Below are several entries. Transcribe exactly those lines that fall from the one with "Convert this chart to matplotlib code." through the one with "import matplotlib.pyplot as plt", end lines included.
begin PROVIDED DATA
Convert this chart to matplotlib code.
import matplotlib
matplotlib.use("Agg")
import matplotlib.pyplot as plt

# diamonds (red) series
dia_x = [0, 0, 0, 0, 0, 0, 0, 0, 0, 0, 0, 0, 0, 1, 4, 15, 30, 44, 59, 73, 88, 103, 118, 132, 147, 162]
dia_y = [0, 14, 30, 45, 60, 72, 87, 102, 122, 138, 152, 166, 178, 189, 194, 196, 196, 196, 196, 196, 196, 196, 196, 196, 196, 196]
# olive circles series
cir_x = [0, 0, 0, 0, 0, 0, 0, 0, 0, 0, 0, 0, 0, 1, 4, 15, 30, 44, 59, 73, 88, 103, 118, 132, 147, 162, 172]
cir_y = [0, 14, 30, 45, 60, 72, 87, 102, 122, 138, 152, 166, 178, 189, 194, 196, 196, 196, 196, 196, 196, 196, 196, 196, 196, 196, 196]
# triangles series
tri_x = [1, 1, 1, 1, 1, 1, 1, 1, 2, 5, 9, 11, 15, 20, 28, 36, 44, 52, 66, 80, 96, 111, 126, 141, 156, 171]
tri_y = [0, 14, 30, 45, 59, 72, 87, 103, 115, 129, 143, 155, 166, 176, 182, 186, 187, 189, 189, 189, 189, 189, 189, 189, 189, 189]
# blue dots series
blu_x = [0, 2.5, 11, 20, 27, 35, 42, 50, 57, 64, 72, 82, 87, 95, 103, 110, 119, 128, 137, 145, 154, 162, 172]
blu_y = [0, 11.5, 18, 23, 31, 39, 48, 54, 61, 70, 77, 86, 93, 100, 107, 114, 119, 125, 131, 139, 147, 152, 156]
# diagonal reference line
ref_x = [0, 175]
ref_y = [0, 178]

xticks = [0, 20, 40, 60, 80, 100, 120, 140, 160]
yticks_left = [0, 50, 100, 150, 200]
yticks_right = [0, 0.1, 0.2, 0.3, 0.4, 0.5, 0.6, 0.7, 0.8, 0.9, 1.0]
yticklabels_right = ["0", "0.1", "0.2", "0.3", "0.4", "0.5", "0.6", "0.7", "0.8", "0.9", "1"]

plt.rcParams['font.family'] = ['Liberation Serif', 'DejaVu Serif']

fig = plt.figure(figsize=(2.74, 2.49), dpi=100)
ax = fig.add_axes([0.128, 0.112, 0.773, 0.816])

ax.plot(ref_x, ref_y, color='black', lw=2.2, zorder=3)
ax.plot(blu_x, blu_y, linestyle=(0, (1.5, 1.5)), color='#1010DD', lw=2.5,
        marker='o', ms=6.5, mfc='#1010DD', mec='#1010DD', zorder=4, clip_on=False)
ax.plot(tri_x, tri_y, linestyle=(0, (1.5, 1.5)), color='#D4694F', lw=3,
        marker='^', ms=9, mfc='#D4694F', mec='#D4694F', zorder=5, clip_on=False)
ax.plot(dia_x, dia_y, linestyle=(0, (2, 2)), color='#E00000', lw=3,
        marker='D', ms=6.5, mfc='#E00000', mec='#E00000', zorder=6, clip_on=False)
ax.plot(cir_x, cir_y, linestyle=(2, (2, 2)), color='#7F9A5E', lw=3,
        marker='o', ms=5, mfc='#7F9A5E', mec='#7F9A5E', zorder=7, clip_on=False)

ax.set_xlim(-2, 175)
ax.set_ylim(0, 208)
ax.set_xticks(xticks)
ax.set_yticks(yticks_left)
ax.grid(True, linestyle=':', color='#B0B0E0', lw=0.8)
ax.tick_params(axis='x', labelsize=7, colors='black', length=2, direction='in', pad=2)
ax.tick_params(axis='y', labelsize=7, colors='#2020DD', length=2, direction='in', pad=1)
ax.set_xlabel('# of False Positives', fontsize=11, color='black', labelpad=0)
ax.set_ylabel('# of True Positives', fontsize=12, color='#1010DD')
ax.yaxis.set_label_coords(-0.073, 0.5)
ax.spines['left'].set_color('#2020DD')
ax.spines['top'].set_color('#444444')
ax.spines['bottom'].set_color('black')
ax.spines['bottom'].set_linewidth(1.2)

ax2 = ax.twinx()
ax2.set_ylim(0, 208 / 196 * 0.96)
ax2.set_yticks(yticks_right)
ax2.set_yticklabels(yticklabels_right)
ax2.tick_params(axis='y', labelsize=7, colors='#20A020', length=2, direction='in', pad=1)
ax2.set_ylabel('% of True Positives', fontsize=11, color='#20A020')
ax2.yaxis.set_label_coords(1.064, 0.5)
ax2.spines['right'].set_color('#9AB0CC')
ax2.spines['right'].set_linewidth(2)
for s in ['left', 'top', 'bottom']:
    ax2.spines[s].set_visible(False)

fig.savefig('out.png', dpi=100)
end PROVIDED DATA
begin PROVIDED DATA
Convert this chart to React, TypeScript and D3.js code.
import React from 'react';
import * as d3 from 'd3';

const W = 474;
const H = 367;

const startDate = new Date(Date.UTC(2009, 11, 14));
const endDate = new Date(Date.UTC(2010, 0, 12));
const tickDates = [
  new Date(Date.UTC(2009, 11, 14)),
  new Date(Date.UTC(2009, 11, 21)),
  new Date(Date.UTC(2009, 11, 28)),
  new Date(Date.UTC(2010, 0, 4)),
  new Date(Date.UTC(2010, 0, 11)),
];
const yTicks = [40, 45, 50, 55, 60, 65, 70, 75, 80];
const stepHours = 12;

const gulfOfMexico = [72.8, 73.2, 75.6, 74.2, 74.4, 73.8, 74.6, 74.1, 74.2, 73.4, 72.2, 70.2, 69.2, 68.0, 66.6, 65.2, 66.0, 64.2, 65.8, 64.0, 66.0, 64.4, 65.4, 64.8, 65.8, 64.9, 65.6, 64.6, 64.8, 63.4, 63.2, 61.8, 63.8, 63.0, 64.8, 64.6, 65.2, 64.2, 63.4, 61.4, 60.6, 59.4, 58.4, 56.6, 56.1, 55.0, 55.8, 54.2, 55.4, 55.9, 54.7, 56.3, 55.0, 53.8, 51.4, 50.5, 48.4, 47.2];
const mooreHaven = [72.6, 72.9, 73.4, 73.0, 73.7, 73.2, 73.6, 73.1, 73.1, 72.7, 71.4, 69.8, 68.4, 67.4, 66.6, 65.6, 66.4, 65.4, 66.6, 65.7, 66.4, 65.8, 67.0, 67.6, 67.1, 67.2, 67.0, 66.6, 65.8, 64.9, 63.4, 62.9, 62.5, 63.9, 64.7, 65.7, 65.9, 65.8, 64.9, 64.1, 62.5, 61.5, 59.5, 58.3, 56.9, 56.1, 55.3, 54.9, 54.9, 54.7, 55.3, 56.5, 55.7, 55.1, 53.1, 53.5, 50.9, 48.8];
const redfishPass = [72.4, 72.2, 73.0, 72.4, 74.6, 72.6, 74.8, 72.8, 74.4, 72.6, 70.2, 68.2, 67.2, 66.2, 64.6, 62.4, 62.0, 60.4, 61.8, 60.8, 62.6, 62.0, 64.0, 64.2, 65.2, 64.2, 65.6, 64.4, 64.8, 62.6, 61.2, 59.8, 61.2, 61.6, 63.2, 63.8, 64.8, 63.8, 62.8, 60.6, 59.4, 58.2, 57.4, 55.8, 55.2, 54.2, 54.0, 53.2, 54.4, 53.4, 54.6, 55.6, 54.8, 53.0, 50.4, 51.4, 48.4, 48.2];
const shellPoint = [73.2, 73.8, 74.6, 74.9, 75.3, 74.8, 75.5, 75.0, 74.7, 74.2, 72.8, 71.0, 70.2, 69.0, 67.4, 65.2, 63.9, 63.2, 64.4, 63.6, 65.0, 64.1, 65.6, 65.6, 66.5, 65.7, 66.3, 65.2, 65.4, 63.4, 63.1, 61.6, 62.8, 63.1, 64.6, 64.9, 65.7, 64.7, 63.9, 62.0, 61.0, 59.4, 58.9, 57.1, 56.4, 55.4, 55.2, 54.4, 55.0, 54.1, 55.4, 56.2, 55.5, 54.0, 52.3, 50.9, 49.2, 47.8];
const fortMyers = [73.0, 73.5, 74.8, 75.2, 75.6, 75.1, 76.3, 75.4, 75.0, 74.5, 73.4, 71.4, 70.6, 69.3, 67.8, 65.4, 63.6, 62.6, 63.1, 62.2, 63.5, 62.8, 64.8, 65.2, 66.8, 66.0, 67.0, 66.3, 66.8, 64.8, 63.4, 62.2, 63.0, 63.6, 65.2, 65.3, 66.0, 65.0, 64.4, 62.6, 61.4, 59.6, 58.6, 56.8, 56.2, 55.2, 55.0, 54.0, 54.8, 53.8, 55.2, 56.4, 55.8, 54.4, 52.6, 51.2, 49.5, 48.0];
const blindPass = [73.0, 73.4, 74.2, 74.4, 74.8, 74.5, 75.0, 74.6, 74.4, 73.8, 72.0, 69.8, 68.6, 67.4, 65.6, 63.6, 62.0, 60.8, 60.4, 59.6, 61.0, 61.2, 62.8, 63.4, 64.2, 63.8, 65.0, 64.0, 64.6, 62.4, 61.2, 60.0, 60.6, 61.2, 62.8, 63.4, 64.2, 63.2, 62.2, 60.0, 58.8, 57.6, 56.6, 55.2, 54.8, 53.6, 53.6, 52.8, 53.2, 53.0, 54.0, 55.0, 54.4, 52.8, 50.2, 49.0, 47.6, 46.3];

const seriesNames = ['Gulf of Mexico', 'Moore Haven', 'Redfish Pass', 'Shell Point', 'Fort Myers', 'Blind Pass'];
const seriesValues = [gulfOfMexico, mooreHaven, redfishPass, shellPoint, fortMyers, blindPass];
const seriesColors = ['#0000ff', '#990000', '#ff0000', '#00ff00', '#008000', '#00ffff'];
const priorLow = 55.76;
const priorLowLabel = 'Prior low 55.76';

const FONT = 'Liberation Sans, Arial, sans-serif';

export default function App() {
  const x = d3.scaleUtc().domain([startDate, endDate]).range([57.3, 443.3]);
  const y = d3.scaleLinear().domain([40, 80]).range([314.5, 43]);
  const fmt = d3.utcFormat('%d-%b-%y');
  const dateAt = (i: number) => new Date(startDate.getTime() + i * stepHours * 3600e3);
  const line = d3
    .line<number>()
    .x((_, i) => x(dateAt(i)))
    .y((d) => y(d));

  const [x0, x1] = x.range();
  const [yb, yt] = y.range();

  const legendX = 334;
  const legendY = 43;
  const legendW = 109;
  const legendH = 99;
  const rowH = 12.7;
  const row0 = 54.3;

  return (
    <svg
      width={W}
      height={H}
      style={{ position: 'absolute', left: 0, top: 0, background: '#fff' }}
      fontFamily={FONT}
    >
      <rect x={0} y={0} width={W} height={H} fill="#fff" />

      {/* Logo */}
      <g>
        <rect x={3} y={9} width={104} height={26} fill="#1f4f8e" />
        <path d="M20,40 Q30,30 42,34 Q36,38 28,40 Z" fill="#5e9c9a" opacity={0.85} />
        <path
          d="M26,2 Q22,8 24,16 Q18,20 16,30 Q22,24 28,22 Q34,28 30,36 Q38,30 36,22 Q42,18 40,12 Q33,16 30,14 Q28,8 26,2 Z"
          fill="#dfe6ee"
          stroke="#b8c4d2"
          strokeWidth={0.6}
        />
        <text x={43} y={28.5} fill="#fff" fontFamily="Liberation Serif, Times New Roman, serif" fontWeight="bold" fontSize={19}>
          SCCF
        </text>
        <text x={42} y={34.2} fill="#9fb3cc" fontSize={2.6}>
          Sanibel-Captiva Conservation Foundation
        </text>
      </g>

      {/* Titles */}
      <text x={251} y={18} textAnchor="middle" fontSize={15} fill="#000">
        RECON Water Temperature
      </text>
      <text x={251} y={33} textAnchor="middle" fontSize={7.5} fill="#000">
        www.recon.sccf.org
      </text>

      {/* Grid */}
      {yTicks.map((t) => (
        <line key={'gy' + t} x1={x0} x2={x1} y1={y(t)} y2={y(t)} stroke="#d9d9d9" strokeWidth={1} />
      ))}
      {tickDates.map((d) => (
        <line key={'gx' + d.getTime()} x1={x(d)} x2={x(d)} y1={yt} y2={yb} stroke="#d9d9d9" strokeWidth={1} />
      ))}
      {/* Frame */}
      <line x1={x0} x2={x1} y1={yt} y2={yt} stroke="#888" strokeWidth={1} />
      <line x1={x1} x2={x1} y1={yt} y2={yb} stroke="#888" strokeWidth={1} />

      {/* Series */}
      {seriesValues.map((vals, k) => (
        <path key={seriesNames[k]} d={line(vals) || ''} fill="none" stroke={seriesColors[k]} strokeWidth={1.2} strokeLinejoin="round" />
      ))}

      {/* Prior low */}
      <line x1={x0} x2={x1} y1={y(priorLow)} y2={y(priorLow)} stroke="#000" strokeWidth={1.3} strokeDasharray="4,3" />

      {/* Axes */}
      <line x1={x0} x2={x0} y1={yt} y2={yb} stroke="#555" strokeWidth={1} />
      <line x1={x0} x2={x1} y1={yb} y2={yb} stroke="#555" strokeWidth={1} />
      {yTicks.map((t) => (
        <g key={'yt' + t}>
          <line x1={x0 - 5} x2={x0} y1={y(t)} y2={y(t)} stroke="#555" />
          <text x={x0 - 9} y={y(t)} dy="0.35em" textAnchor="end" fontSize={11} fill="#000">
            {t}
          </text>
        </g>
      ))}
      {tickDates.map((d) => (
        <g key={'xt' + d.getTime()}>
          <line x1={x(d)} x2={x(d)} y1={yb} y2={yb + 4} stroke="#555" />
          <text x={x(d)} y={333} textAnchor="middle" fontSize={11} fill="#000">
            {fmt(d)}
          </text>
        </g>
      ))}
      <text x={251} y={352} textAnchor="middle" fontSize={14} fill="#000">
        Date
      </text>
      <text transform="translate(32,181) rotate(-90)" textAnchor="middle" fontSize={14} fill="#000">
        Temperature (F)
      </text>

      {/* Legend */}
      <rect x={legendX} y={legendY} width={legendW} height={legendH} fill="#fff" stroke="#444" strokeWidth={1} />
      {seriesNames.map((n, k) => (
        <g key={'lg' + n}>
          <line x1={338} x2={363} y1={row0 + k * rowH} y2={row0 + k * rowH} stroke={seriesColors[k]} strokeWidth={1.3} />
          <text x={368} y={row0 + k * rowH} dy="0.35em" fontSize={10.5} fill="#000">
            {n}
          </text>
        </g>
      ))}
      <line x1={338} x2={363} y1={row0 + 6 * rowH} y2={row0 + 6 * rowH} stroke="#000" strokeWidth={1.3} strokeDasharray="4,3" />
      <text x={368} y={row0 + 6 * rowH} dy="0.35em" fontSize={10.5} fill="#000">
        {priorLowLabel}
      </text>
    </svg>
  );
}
end PROVIDED DATA
THE REPLY:
Convert this chart to matplotlib code.
import matplotlib
matplotlib.use("Agg")
import matplotlib.pyplot as plt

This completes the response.